Anna no encajaba en el nuevo país: tenía dificultades con el idioma y no toleraba ser discriminada por sus compañeros de colegio por ser pobre. Sus padres quisieron ayudarla y, con un enorme esfuerzo, pudo viajar a Londres para estudiar la carrera de Arte en la escuela Central Saint Martins, pero abandonó enseguida y se trasladó a París, donde había conseguido una plaza en prácticas para la revista de moda Purple. Fue ahí donde cambio de apellido y empezó a presentarse como Anna Delvey.

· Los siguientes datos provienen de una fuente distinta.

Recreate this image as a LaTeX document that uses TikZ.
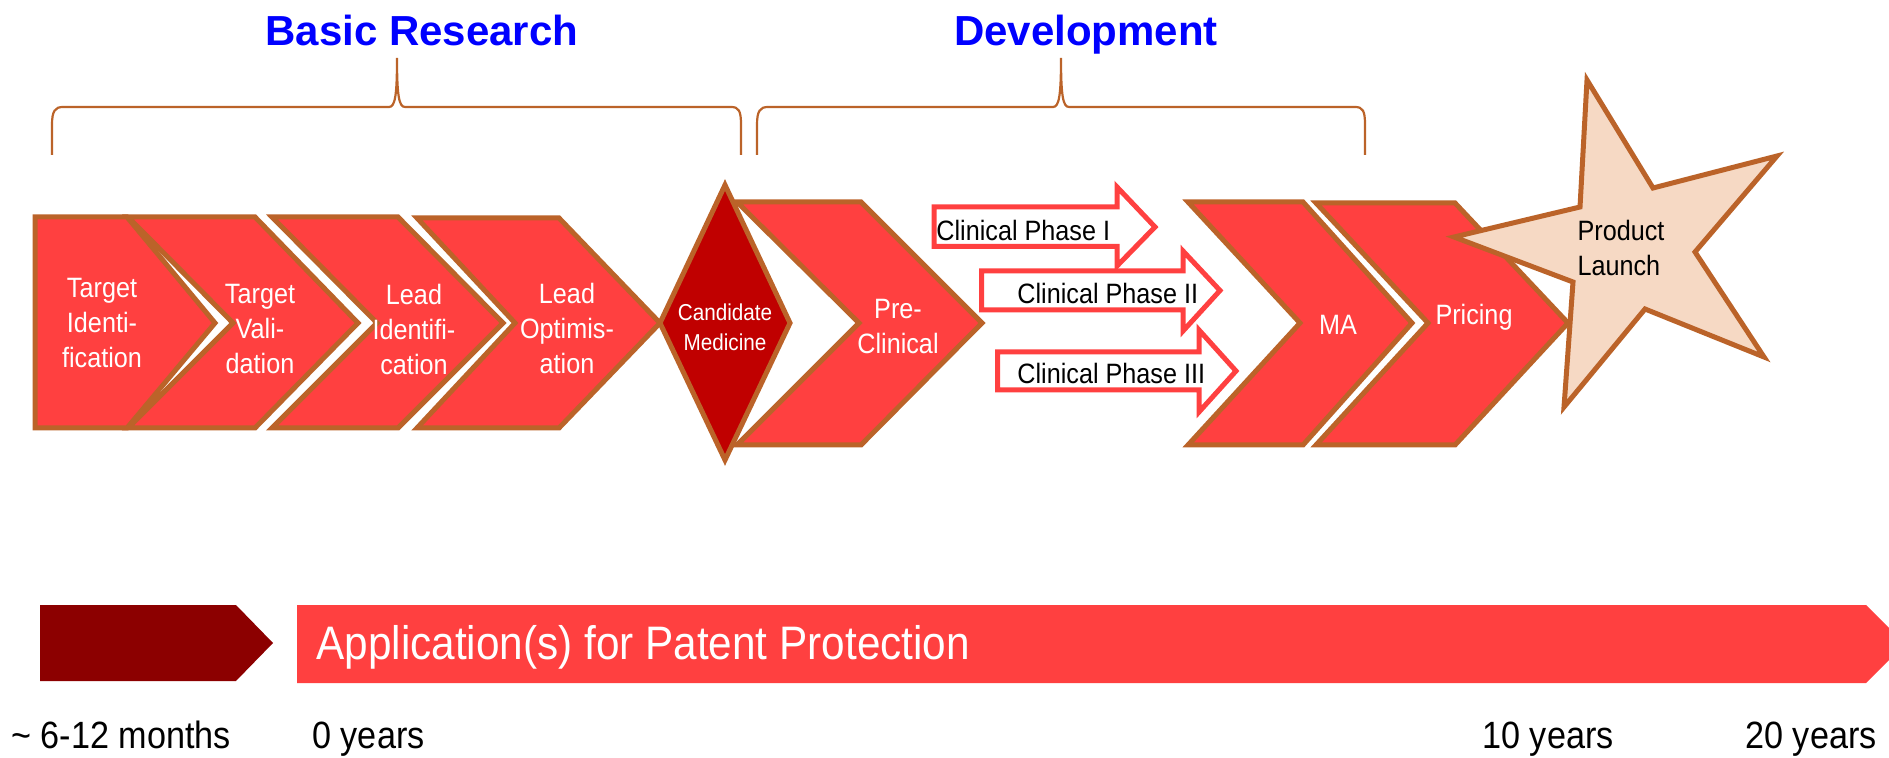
\documentclass[tikz,border=0pt]{standalone}
\usepackage{fontspec}
\setmainfont{Liberation Sans}
\newfontfamily\narrowsans[FakeStretch=0.9]{Liberation Sans}

\definecolor{stagered}{RGB}{255,64,64}
\definecolor{edgebrown}{RGB}{187,99,41}
\definecolor{gatered}{RGB}{192,0,0}
\definecolor{startred}{RGB}{140,0,0}
\definecolor{launchpeach}{RGB}{246,217,196}
\definecolor{titleblue}{RGB}{0,0,255}

\begin{document}
\begin{tikzpicture}[x=0.5pt,y=-0.5pt,
  stage/.style={fill=stagered,draw=edgebrown,line width=2.5pt,line join=miter},
  gate/.style={fill=gatered,draw=edgebrown,line width=2.5pt,line join=miter},
  phasearrow/.style={fill=white,draw=stagered,line width=2.5pt,line join=miter},
  brace/.style={draw=edgebrown,line width=1.1pt},
  steptext/.style={font=\narrowsans\fontsize{14}{17.5}\selectfont,text=white,align=center,inner sep=0pt},
  phasetext/.style={font=\narrowsans\fontsize{14}{17}\selectfont,text=black,inner sep=0pt,anchor=base west},
  titletext/.style={font=\bfseries\fontsize{21}{25}\selectfont,text=titleblue,inner sep=0pt,anchor=base},
  timetext/.style={font=\narrowsans\fontsize{19}{23}\selectfont,text=black,inner sep=0pt,anchor=base west}]
\useasboundingbox (0,0) rectangle (1889,758);
\clip (0,0) rectangle (1889,758);

% ---- phase titles and braces ----
\node[titletext] (basic) at (422,46) {Basic Research};
\node[titletext] (devel) at (1086,46) {Development};

\draw[brace] (52,155) -- (52,125) .. controls (52,111) and (55,107) .. (63,107)
  -- (389,107) .. controls (395,107) and (397,96) .. (397,58)
  .. controls (397,96) and (399,107) .. (405,107)
  -- (731,107) .. controls (739,107) and (741,111) .. (741,125) -- (741,155);
\draw[brace] (757,155) -- (757,125) .. controls (757,111) and (760,107) .. (768,107)
  -- (1053,107) .. controls (1059,107) and (1061,96) .. (1061,58)
  .. controls (1061,96) and (1063,107) .. (1069,107)
  -- (1355,107) .. controls (1363,107) and (1365,111) .. (1365,125) -- (1365,155);

% ---- basic research stages ----
\draw[stage] (35,217) -- (127,217) -- (215,323) -- (127,428) -- (35,428) -- cycle;
\draw[stage] (128,217) -- (255,217) -- (358,323) -- (255,428) -- (128,428) -- (233,323) -- cycle;
\draw[stage] (272,217) -- (398,217) -- (503,323) -- (398,428) -- (272,428) -- (377,323) -- cycle;
\draw[stage] (417,218) -- (559,218) -- (660,323) -- (559,428) -- (417,428) -- (515,323) -- cycle;

\node[steptext] (tid) at (102,323) {Target\\Identi-\\fication};
\node[steptext] (tval) at (260,329) {Target\\Vali-\\dation};
\node[steptext] (lid) at (414,329) {Lead\\Identifi-\\cation};
\node[steptext] (lopt) at (567,328) {Lead\\Optimis-\\ation};

% ---- candidate medicine gate ----
\draw[gate] (725,185) -- (790,323) -- (725,460) -- (660,323) -- cycle;
\node[steptext,font=\narrowsans\fontsize{11.5}{15}\selectfont] (cand) at (725,327) {Candidate\\Medicine};

% ---- development stages ----
\draw[stage] (737,202) -- (861,202) -- (982,323) -- (861,445) -- (737,445) -- (859,323) -- cycle;
\node[steptext] (precl) at (898,327) {Pre-\\Clinical};

\draw[phasearrow] (934,207) -- (1117,207) -- (1117,187) -- (1155,227) -- (1117,266) -- (1117,246.5) -- (934,246.5) -- cycle;
\node[phasetext] (ph1) at (936,241) {Clinical Phase I};
\draw[phasearrow] (981.5,271) -- (1183,271) -- (1183,251) -- (1220,290.5) -- (1183,331) -- (1183,310) -- (981.5,310) -- cycle;
\node[phasetext] (ph2) at (1017,304) {Clinical Phase II};
\draw[phasearrow] (997.5,352) -- (1199,352) -- (1199,330) -- (1236,371) -- (1199,412) -- (1199,390) -- (997.5,390) -- cycle;
\node[phasetext] (ph3) at (1017,384) {Clinical Phase III};

\draw[stage] (1188,202) -- (1303,202) -- (1412,323) -- (1303,445) -- (1188,445) -- (1300,323) -- cycle;
\node[steptext,anchor=base] (ma) at (1338,335) {MA};
\draw[stage] (1316,203) -- (1455,203) -- (1568,323) -- (1455,445) -- (1316,445) -- (1428,323) -- cycle;
\node[steptext,anchor=base] (pricing) at (1474,325) {Pricing};

% ---- launch star ----
\draw[fill=launchpeach,draw=edgebrown,line width=2.5pt,line join=miter]
  (1587,80) -- (1653,188) -- (1777,156) -- (1695,252) -- (1764,357) -- (1645,309)
  -- (1564,407) -- (1573,282) -- (1454,237) -- (1580,207) -- cycle;
\node[steptext,text=black,align=left] (launch) at (1621,248) {Product\\Launch};

% ---- patent timeline ----
\fill[startred] (40,605) -- (236,605) -- (273,643) -- (236,681) -- (40,681) -- cycle;
\fill[stagered] (297,605) -- (1866,605) -- (1905,644) -- (1866,683) -- (297,683) -- cycle;
\node[font=\narrowsans\fontsize{23.5}{28}\selectfont,text=white,inner sep=0pt,anchor=base west] (patent) at (316,659) {Application(s) for Patent Protection};

\node[timetext] (t0) at (11,748) {\textasciitilde{} 6-12 months};
\node[timetext] (t1) at (312,748) {0 years};
\node[timetext] (t2) at (1482,748) {10 years};
\node[timetext] (t3) at (1745,748) {20 years};
\end{tikzpicture}
\end{document}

Esa era la verdadera “joven millonaria alemana” que llegó en 2013, con 22 años, a Nueva York.
La cárcel y la serie
Las correrías de Anna Sorokin/Anna Devley tuvieron el principio del fin en agosto de 2017 cuando fue acusada de robo y fraude por un total de 275.000 dólares.
Fue arrestada en Malibú el 3 de octubre de ese mismo año y fue condenada a una pena de entre 4 y 12 años de cárcel por estafa. Cumplió tres años de cárcel en Rikers y obtuvo la libertad condicional en febrero de 2021. Sin embargo, meses más tarde fue detenida por el Servicio de Inmigración norteamericano por tener la visa caducada. Al escribirse estas líneas, enfrenta un proceso de deportación.
A pesar de los traspiés, no le ha ido mal. El contrato que autorizó a Netflix a hacer una serie (protagonizada Julia Garner. la excelente actriz que interpreta a Ruth en Ozark) sobre su hazaña delictiva le reportó 350.000 dólares de adelanto, 200.000 de los cuales fueron retenidos para pagar sus estafas y otros 40.000 por honorarios de abogados. Aun así, le quedó dinero y participa de los derechos de la serie.
Las que no tienen consuelo son sus víctimas, ricas y famosas, que no pueden sacarse de encima el estigma de haber sido tomadas por tontas por una joven inmigrante que les hizo creer que era una heredera millonaria.